▶ **Source excerpt**
■ ■ ■ ■ ■
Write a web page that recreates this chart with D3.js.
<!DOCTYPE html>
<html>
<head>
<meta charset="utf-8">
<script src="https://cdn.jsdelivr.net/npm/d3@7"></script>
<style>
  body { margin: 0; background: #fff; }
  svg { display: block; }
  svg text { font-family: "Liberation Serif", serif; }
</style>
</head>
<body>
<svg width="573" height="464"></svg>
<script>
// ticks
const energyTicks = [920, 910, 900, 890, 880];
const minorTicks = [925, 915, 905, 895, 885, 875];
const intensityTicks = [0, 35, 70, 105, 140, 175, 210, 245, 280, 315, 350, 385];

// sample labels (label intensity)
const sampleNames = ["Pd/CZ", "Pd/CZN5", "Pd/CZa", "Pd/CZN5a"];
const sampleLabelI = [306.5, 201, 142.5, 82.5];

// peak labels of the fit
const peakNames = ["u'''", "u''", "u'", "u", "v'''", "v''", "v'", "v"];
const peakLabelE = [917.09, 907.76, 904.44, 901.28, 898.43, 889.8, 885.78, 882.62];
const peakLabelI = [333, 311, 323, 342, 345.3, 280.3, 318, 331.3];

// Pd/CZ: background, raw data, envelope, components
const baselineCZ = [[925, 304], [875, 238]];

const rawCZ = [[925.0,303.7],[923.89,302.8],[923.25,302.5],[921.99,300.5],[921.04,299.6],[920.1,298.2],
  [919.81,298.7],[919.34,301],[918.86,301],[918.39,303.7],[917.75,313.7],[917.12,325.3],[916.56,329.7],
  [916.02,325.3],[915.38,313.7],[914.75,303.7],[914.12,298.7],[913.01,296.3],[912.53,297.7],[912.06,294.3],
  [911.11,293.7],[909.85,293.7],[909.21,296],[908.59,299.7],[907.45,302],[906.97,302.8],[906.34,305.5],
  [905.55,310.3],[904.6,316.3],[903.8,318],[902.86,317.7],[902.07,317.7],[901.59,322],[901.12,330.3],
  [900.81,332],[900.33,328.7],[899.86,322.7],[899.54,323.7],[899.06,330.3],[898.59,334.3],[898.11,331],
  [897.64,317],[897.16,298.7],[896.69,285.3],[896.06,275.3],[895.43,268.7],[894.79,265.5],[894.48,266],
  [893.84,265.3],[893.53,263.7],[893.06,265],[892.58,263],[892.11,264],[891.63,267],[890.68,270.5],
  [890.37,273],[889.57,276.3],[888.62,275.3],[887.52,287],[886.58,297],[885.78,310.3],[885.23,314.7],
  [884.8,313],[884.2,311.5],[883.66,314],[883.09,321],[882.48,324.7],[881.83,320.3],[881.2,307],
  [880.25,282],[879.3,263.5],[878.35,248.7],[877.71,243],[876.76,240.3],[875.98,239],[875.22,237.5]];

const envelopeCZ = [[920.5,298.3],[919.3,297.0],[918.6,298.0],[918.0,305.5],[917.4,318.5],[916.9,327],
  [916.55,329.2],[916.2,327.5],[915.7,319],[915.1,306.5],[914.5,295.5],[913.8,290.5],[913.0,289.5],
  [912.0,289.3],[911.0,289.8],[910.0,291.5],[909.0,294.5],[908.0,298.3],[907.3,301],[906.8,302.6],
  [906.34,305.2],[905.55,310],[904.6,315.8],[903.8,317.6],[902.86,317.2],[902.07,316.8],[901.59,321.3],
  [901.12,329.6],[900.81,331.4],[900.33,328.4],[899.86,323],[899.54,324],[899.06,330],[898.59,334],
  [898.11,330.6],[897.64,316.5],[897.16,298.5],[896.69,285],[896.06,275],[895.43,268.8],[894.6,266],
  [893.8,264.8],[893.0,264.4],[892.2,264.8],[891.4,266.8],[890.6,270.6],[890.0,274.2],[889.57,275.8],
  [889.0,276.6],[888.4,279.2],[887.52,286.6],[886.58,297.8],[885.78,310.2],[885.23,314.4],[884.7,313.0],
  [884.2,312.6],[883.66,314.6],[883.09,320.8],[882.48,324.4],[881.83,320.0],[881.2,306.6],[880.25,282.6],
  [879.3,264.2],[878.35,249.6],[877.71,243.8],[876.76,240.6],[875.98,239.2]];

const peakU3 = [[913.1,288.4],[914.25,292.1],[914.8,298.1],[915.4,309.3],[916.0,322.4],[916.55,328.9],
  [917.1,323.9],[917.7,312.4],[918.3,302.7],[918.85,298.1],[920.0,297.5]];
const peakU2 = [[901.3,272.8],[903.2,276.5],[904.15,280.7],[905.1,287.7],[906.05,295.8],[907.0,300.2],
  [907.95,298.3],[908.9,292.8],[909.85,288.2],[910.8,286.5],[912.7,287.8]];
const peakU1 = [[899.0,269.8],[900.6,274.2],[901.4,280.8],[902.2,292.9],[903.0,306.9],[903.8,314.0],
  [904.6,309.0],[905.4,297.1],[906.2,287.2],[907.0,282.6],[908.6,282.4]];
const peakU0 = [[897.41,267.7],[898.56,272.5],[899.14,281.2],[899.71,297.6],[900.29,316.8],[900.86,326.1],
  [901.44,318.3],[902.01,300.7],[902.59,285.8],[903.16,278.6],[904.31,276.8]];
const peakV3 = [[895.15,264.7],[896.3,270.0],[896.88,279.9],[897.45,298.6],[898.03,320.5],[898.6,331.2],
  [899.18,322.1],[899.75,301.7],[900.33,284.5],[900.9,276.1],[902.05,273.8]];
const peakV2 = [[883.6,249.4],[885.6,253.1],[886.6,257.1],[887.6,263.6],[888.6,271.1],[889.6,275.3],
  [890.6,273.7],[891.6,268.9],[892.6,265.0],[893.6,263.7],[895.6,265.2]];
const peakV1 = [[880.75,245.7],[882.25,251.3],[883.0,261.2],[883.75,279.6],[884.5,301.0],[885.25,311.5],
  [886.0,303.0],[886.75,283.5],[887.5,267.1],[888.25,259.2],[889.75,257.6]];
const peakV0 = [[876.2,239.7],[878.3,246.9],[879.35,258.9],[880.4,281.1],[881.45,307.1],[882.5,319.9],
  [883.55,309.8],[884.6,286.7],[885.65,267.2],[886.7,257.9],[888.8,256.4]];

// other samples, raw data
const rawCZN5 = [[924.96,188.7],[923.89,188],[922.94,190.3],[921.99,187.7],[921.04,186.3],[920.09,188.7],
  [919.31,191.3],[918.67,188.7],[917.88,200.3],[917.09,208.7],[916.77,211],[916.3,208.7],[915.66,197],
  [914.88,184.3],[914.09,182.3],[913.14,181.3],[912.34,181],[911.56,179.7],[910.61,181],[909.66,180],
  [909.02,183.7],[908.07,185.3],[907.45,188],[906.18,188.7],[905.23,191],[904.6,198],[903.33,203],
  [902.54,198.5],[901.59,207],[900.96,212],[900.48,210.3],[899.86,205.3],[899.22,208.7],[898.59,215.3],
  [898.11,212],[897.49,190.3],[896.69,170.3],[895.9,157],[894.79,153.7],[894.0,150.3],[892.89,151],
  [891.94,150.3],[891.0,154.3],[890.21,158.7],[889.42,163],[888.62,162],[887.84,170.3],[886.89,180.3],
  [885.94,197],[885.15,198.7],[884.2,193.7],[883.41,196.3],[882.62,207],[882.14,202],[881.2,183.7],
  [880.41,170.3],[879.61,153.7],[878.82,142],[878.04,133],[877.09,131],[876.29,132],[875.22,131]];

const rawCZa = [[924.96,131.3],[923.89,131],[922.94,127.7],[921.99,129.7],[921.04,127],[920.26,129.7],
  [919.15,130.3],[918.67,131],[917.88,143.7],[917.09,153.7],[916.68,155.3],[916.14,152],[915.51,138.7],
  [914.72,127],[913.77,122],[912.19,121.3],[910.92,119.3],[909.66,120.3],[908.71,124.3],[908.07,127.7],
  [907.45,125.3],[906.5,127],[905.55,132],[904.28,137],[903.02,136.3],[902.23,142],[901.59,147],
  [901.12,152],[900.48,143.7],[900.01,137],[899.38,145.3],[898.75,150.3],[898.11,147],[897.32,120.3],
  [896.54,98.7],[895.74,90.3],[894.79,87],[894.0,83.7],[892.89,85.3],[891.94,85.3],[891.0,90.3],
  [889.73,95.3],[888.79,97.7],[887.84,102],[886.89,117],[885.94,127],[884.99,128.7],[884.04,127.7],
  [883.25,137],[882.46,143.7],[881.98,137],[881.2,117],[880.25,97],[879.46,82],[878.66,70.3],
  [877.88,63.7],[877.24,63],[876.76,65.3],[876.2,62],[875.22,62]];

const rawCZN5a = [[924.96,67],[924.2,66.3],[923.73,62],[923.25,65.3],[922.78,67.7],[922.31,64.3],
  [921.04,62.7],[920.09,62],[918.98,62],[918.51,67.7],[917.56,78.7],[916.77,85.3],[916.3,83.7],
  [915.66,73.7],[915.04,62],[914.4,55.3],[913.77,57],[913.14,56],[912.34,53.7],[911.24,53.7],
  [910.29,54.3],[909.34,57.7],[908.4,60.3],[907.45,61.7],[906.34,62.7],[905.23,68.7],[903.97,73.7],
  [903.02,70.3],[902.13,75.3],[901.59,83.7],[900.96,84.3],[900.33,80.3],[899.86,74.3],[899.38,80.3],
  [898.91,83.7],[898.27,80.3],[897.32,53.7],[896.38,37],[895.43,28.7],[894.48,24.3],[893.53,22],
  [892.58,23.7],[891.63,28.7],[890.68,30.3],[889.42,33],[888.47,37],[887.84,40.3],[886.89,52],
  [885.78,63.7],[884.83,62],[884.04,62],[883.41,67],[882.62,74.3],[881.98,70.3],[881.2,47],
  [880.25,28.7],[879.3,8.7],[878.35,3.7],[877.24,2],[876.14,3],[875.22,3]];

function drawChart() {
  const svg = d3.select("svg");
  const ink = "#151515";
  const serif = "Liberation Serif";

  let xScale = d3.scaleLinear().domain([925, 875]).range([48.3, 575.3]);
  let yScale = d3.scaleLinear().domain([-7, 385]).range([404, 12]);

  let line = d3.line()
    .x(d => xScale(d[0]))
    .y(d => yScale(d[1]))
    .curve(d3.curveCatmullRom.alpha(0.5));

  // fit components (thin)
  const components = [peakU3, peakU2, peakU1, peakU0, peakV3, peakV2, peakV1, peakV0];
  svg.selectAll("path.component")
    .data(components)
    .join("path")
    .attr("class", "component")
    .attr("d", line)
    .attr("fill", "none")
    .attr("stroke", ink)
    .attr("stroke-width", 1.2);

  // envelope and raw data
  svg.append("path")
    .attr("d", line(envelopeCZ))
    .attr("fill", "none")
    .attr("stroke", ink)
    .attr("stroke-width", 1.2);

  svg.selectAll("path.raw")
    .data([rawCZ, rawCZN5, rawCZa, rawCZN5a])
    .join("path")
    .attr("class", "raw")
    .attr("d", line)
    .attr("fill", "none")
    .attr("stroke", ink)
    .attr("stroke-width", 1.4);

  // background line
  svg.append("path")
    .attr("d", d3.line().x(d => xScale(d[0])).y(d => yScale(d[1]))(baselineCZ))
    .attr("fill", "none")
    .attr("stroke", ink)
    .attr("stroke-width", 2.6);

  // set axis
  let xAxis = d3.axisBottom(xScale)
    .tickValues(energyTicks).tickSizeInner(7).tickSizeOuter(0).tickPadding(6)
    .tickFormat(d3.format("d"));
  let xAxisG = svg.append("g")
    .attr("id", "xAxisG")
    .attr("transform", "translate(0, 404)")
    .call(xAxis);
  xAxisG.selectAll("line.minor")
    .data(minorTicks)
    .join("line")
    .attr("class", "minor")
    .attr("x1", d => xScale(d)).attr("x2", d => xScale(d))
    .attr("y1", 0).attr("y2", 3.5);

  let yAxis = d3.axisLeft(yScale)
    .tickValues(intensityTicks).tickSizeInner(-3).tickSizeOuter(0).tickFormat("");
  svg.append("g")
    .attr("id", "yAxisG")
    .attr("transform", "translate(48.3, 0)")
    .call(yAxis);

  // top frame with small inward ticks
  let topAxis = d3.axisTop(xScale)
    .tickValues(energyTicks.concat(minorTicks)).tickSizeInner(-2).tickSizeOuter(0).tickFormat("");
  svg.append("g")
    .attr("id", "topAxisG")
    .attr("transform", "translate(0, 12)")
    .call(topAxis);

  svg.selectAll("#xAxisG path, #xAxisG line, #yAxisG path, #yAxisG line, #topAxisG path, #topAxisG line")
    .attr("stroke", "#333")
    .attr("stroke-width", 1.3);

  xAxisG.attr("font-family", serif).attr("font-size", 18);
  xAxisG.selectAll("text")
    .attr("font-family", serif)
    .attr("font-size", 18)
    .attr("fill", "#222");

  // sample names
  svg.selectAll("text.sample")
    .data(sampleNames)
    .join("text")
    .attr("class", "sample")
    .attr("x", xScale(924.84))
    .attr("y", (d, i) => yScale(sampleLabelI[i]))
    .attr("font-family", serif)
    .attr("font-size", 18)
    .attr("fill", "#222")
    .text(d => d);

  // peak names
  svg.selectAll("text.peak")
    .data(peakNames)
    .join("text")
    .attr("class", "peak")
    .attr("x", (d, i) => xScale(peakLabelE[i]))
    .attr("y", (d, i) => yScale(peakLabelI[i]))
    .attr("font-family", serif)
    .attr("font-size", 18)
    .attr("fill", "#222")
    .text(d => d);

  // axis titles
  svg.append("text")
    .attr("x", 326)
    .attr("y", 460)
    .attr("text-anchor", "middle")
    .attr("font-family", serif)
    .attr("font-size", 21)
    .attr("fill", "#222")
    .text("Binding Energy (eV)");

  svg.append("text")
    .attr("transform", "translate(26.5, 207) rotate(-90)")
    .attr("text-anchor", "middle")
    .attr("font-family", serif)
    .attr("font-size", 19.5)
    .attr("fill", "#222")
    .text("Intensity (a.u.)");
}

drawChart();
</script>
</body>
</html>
■ ■ ■ ■ ■
▶ **Task prompt**
Print the material above verbatim, first line through the line containing "const baselineCZ = [[925, 304], [875, 238]];", both included.

▶ **Answer to the exercise**
Write a web page that recreates this chart with D3.js.
<!DOCTYPE html>
<html>
<head>
<meta charset="utf-8">
<script src="https://cdn.jsdelivr.net/npm/d3@7"></script>
<style>
  body { margin: 0; background: #fff; }
  svg { display: block; }
  svg text { font-family: "Liberation Serif", serif; }
</style>
</head>
<body>
<svg width="573" height="464"></svg>
<script>
// ticks
const energyTicks = [920, 910, 900, 890, 880];
const minorTicks = [925, 915, 905, 895, 885, 875];
const intensityTicks = [0, 35, 70, 105, 140, 175, 210, 245, 280, 315, 350, 385];

// sample labels (label intensity)
const sampleNames = ["Pd/CZ", "Pd/CZN5", "Pd/CZa", "Pd/CZN5a"];
const sampleLabelI = [306.5, 201, 142.5, 82.5];

// peak labels of the fit
const peakNames = ["u'''", "u''", "u'", "u", "v'''", "v''", "v'", "v"];
const peakLabelE = [917.09, 907.76, 904.44, 901.28, 898.43, 889.8, 885.78, 882.62];
const peakLabelI = [333, 311, 323, 342, 345.3, 280.3, 318, 331.3];

// Pd/CZ: background, raw data, envelope, components
const baselineCZ = [[925, 304], [875, 238]];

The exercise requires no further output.